■ **Source data**:
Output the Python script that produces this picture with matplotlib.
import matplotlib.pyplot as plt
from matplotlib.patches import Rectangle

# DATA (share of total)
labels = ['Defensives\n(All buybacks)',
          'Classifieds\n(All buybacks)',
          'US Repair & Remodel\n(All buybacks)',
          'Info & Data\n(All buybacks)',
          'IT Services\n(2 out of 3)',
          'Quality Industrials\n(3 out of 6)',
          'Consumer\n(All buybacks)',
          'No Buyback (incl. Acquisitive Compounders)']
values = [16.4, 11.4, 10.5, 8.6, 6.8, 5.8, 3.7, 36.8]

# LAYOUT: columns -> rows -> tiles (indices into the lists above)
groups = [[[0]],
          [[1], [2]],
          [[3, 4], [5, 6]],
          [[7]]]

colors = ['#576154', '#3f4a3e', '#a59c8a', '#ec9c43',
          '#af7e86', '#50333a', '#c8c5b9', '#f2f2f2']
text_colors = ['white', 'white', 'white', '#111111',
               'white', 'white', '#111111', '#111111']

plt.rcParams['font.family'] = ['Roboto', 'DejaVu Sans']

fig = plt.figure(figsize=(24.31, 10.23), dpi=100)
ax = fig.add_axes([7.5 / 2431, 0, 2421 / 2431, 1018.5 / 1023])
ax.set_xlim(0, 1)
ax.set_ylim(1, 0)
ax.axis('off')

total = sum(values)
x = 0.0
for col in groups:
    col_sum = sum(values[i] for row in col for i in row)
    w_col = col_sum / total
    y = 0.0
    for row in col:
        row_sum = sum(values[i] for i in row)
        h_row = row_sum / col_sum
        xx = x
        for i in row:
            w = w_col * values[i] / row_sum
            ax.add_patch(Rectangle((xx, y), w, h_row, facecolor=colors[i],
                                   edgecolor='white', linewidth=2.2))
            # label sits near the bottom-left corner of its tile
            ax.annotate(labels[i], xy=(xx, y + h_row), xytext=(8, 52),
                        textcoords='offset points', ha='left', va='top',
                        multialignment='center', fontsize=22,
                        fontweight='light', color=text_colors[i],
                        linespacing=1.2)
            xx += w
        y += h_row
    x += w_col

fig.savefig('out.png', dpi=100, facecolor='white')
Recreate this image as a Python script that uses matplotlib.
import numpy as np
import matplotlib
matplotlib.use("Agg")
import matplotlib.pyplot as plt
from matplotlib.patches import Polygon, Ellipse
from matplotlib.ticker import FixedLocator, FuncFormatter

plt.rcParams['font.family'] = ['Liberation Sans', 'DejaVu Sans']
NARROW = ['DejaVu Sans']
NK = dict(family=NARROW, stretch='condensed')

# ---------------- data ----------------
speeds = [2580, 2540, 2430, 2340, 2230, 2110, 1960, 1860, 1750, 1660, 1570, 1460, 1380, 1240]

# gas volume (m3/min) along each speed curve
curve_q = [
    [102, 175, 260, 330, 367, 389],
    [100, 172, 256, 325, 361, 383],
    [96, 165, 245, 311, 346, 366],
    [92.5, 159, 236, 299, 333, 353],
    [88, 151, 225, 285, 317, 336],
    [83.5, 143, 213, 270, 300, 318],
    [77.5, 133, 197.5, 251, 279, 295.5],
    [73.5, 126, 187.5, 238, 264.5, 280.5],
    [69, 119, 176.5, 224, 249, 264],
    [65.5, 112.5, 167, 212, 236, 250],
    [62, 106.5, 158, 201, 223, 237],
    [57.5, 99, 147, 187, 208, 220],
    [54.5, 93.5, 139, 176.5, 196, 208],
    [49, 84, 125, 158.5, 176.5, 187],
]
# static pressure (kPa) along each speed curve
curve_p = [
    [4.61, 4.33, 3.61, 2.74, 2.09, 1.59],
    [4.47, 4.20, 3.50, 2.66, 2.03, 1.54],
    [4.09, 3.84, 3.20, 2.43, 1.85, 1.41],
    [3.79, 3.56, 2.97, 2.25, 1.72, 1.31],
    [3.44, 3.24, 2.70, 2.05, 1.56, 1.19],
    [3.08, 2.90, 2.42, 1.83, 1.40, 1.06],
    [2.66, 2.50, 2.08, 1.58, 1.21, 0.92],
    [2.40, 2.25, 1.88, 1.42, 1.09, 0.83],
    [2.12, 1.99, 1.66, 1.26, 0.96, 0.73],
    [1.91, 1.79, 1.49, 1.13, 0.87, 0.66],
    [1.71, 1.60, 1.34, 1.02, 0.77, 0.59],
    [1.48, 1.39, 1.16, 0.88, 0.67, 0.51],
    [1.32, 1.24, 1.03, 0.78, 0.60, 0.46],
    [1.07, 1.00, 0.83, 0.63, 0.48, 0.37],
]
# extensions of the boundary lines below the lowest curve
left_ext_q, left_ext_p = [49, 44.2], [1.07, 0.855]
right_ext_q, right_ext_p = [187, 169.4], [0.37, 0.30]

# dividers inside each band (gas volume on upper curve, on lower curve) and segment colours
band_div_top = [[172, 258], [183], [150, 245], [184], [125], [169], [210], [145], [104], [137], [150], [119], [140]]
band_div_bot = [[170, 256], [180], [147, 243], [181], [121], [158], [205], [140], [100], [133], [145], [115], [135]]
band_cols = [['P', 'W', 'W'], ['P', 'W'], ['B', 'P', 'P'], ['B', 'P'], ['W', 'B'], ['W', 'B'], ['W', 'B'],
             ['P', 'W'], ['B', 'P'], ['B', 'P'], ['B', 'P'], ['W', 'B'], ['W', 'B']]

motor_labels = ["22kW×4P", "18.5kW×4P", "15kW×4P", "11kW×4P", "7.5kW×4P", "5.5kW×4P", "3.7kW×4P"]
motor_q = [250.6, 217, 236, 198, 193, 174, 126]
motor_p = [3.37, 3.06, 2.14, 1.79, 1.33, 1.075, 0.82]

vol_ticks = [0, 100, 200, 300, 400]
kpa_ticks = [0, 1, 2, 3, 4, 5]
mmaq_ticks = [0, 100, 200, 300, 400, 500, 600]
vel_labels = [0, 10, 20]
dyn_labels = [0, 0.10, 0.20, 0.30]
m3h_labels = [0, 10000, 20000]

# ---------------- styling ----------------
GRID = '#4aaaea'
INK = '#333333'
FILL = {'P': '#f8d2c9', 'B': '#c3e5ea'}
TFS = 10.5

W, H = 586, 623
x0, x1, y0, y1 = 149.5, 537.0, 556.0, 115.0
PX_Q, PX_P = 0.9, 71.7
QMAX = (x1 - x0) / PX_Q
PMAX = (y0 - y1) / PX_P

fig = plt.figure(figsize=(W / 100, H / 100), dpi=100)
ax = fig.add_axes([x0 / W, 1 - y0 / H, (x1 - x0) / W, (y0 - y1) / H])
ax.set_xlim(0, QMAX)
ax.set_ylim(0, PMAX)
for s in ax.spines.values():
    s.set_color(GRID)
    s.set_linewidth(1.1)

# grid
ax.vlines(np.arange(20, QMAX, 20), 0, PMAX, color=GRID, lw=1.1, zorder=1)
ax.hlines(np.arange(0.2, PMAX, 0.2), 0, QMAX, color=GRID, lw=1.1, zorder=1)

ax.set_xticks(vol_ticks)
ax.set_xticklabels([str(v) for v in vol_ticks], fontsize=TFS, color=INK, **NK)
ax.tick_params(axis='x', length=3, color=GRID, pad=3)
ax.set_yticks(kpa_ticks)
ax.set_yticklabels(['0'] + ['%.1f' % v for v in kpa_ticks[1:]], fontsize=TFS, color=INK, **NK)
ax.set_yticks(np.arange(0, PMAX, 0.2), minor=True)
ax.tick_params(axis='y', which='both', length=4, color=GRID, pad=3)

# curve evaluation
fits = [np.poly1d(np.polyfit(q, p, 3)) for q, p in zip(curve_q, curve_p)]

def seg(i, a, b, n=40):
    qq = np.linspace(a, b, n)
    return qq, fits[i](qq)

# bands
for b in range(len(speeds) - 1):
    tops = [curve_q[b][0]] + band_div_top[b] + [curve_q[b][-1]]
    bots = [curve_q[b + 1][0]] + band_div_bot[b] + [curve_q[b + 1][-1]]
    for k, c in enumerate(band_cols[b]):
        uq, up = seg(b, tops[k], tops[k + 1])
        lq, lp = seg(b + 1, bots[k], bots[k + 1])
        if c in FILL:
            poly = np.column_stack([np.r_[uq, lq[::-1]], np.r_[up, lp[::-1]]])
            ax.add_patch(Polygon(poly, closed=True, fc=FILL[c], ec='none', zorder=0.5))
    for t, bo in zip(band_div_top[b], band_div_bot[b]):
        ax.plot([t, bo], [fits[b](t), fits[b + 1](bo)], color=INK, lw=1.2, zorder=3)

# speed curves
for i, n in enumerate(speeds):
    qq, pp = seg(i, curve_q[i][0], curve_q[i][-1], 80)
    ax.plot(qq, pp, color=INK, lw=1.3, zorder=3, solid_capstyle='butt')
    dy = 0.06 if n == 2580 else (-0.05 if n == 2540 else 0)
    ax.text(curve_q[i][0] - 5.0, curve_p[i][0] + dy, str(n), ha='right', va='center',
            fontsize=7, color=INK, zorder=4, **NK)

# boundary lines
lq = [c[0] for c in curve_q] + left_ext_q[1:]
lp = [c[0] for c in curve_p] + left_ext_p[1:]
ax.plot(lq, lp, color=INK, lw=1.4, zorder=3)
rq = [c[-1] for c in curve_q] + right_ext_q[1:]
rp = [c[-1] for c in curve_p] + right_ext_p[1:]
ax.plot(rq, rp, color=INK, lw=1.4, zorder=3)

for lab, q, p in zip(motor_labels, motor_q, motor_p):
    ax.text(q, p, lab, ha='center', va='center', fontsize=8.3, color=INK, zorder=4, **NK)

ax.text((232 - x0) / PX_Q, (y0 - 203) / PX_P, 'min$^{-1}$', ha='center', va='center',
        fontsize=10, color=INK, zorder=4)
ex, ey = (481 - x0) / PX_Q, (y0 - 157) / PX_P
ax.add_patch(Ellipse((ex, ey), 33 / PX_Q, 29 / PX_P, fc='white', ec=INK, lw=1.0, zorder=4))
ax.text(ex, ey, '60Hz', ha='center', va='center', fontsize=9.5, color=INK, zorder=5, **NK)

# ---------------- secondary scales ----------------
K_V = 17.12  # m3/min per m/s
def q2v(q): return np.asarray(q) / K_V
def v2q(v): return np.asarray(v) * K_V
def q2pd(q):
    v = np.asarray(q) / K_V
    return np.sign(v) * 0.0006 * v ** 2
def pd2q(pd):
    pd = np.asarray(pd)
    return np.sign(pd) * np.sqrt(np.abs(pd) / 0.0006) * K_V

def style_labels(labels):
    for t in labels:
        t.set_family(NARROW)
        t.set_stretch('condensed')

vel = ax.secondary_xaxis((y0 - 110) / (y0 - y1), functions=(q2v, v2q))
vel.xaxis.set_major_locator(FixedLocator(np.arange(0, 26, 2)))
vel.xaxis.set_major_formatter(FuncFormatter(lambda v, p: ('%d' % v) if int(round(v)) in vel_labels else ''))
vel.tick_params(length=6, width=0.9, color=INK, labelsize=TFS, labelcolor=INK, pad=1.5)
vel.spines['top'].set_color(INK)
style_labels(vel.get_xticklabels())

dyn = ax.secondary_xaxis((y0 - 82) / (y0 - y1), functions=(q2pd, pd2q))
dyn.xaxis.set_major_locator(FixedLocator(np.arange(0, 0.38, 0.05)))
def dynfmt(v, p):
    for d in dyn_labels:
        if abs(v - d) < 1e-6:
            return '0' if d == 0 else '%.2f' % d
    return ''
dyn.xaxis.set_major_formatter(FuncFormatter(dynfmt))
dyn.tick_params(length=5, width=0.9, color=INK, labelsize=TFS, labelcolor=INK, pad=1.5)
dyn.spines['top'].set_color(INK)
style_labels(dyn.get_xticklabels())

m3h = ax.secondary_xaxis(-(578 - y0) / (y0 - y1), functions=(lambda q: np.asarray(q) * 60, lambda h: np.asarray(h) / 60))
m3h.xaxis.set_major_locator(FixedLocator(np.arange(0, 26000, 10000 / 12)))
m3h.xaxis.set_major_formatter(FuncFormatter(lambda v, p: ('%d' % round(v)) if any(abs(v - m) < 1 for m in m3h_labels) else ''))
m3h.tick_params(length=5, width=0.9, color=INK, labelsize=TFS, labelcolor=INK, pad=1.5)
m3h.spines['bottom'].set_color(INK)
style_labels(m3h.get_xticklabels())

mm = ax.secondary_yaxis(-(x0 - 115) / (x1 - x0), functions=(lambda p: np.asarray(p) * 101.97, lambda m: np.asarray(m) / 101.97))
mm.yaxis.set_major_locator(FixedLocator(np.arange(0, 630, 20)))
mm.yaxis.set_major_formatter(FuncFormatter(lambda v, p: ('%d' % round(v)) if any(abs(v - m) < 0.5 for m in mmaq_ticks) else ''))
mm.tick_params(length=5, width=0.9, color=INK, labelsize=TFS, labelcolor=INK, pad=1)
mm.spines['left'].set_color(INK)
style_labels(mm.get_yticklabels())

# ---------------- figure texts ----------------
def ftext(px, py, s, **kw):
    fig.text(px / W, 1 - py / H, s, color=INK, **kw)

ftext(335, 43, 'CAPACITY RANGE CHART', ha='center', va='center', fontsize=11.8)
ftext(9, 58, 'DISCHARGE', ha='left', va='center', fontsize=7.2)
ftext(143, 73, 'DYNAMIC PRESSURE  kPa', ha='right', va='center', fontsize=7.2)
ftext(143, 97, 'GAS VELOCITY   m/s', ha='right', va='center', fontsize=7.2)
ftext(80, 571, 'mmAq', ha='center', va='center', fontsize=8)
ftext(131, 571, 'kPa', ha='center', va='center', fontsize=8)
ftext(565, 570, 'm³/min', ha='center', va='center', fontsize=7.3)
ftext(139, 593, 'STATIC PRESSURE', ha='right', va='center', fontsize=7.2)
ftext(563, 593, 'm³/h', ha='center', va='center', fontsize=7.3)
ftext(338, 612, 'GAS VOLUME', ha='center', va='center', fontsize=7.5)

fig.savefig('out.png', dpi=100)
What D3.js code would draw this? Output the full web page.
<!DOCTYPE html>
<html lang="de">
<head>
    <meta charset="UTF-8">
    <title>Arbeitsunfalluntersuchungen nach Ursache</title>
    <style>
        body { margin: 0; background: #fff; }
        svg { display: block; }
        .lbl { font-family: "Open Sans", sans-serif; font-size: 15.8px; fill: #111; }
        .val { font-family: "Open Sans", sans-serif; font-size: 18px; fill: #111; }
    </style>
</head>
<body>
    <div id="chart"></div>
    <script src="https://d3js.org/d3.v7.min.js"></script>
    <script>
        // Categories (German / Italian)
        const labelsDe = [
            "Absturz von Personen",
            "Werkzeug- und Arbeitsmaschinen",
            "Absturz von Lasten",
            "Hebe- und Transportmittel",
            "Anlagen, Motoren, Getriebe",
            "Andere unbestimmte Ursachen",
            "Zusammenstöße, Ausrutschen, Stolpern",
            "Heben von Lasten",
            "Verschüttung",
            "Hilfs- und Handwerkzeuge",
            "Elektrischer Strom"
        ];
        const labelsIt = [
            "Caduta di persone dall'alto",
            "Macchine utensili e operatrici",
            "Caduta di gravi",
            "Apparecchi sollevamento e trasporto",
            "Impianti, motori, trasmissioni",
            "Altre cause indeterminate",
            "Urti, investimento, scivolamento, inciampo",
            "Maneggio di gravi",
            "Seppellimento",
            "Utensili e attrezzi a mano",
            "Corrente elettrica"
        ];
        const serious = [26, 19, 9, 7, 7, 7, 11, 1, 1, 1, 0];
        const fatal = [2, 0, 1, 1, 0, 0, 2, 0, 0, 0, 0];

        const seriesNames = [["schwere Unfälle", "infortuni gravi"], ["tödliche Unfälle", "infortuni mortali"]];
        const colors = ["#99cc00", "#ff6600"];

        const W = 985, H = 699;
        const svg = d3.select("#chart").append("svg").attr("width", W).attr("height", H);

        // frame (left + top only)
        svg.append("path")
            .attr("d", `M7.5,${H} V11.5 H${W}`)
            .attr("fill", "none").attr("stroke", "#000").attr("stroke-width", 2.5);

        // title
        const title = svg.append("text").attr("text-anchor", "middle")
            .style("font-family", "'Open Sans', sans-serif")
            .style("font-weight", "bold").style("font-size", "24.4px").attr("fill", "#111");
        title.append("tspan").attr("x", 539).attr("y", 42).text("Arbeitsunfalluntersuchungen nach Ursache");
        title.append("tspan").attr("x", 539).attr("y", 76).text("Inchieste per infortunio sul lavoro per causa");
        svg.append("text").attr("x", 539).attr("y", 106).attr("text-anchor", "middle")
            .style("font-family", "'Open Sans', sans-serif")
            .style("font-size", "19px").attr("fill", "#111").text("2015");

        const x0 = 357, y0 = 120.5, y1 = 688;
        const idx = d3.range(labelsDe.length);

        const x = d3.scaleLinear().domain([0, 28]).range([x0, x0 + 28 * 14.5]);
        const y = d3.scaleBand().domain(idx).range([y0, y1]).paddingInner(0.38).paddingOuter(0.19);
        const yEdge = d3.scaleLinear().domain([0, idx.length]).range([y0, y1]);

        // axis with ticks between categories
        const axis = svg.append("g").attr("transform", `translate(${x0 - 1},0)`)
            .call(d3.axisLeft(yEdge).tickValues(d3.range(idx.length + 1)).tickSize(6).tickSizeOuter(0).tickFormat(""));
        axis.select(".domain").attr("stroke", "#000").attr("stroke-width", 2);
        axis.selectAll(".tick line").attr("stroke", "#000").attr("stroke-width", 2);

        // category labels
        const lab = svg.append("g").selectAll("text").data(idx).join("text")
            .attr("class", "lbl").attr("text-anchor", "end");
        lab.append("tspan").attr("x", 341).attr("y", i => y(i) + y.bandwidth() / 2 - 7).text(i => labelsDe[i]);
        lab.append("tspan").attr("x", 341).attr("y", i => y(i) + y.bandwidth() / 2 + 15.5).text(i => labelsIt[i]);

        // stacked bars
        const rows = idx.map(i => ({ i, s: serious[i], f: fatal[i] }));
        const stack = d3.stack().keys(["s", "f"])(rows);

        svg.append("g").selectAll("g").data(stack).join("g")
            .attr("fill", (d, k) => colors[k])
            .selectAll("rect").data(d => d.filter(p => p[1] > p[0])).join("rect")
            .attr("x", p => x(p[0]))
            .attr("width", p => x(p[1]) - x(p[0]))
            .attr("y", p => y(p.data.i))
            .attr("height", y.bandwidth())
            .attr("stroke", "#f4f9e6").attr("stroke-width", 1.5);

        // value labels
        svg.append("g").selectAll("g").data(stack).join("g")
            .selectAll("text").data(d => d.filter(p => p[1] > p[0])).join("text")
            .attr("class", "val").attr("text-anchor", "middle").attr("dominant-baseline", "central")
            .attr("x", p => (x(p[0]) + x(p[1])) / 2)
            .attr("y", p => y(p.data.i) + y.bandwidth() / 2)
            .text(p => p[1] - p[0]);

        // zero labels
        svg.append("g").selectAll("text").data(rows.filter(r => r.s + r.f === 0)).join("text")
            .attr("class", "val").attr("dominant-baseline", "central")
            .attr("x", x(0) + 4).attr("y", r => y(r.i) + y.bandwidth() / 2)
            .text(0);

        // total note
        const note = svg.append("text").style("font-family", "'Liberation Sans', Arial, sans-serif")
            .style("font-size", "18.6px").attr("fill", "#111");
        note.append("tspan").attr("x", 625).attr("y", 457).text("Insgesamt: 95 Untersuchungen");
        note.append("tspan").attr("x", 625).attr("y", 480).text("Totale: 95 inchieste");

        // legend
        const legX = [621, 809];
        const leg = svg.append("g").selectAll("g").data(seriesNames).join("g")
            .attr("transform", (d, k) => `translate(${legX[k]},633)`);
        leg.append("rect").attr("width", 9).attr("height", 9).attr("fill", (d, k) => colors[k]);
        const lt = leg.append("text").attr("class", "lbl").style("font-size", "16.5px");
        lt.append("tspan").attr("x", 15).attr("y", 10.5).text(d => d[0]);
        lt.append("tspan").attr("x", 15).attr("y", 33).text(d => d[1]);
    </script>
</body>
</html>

■ **Written exercise**: Select every line in the material above where the string "that" occurs, and copy it.

■ **Answer to this problem**:
Output the Python script that produces this picture with matplotlib.
Recreate this image as a Python script that uses matplotlib.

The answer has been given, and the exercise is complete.